A lot can happen in thirty-six years. When director John Huston set out for Mexico in 1948 to film The Treasure of the Sierra Madre, he was still considered a risky bet by Warner Bros studios, with a growing reputation as a “wild man” of Hollywood. Filming on location in the country was virtually unheard of at the time, but the gamble proved well worth it. The film established Huston as one of his generation’s leading filmmakers, and he won his first Best Director Oscar for it. By the time he returned to the region in 1984, he’d gone through three (more) wives, briefly fled to Ireland to avoid the HUAC trials, and was weathering the latest downward trajectory in a career full of highs and lows. Tackling an adaptation of Malcolm Lowry’s notoriously unfilmable 1947 novel was no guarantee of success either, but Under the Volcano would initiate a final string of triumphs for the legendary director before he passed away three years later.
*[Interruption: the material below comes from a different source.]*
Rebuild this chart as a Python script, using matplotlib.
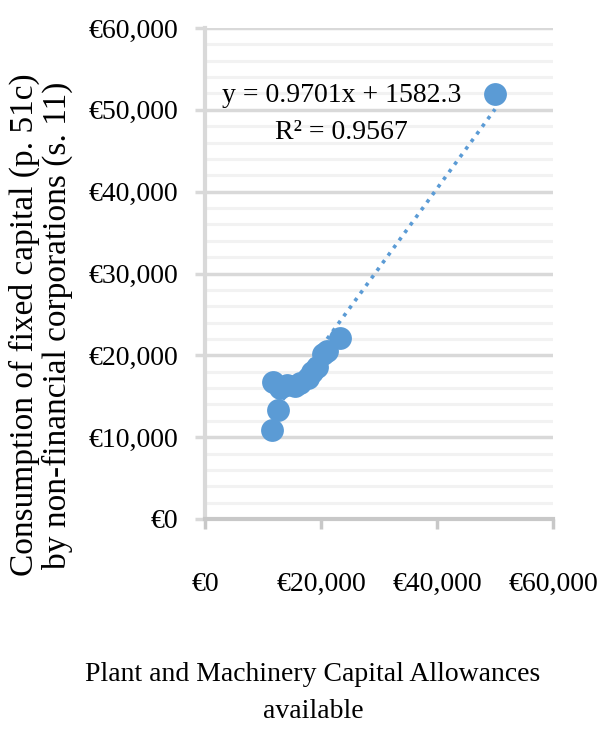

It’s fitting then that the film takes place entirely on the Day of the Dead. The Mexican holiday is a festive period of remembrance that usually starts on November 1st, when friends and family gather together to honor those who have passed on with the creation of altars, sharing of stories, and donning of colorful costumes and face paint. It’s also a time when the boundaries between the earthly and divine realms become porous; as Dr. Vigil tells disgraced British consul and late-stage alcoholic Geoffrey Firmin (Albert Finney) at the beginning of the film: “When the spirits are with us, the road to heaven must be easy.” Firmin has few illusions about where he’s headed, but he’s past due for a visit with the ghosts of his past. Much of Under the Volcano could thus be considered a final judgment.
Though the screenplay was written by Guy Gallo, it’s easy to see why Huston was drawn to the material; he was no stranger to battles with the bottle himself. Lowry’s source novel, which took him over ten years to complete and publish, is a fecund text, rich in symbolism and allusions and unfolding in a twelve chapter structure that functions as a sort of countdown clock, not merely for Firmin but possibly all of humanity. Set in 1938, the creep of fascism and imminent war loom large in the minds of its characters. It would be an impossible task to stuff all of the book’s digressions and imagery into a coherent film, so Gallo and Huston don’t even bother trying, shearing it all down to its true essence: a Danteaen tour of one man’s personal hell (so one literary reference remains, at least.)
It’s unclear how long Firmin has been in his small Mexican outpost beneath the Popocatepetl volcano, but we do know that he’s recently resigned from his diplomatic position. We also don’t know how long he’s been drinking like he has, but he now exists in the constant state of maintenance between “the shakes of too little and the abyss of too much,” as he puts it. He longs for his wife Yvonne (Jacqueline Bisset) who has divorced him. At his friend Dr. Vigil’s urging, he prays to the Madonna for her return in a drunken stupor. The next morning, she appears in the bar where he’s holed himself up. Dressed in a mussed tuxedo and missing his socks, he doesn’t seem to have slept.
Albert Finney is canny casting for this immensely challenging role. It’s not simply that he’s an actor of titanic talent; coming up in the British film scene around the same time as prolific drinkers like Richard Burton, Oliver Reed, and Peter O’Toole, there’s a spectral quality to his performance here. It’s as though he’s playing a man he could have become if things had gone differently for him. When Firmin is in the giddy throes of a manic mood swing, it’s easy to see why people like Yvonne and his half-brother Hugh (Anthony Andrews) are drawn to him and hold onto a futile hope that he can be saved. When he turns cruel, twisting the knife of Yvonne and Hugh’s infidelity into their chests, we too despair at his recalcitrant refusal to help himself.
Finney is well-supported by Huston’s camerawork, which embodies Firmin’s unstable state of mind in subtle but effective ways. Rather than attempt to recreate his intoxication via visual trickery or topsy-turvy effects, Huston opts instead for a woozy equilibrium, giving the frame a seasick sway that, like the omnipresent volcano that hovers over the proceedings, threatens but never quite tips over into catastrophe. And while the calavera costumes and marigold ofrendas probably read as exotic in 1984, now that knowledge of the Day of the Dead is more widespread in America, the celebratory backdrop is simply one more aspect of life that Firmin is alienated from.
Under the Volcano is undoubtedly the work of a filmmaker at the end of his career, just as The Treasure of the Sierra Madre was made with the vigor of someone just getting started. As the film closes with a downward pan from the peak of Popocatepetl into darkness, we sense a certain exhalation of breath, as if Huston is laying some of his own monsters to rest. He had two more films in him – 1985’s Prizzi’s Honor and 1987’s The Dead, released the same year he passed – but there’s a definitiveness to this conclusion that feels pointed. If heaven can be a place on earth, so can hell, and Huston knew both during his lifetime. Better choose wisely while you can.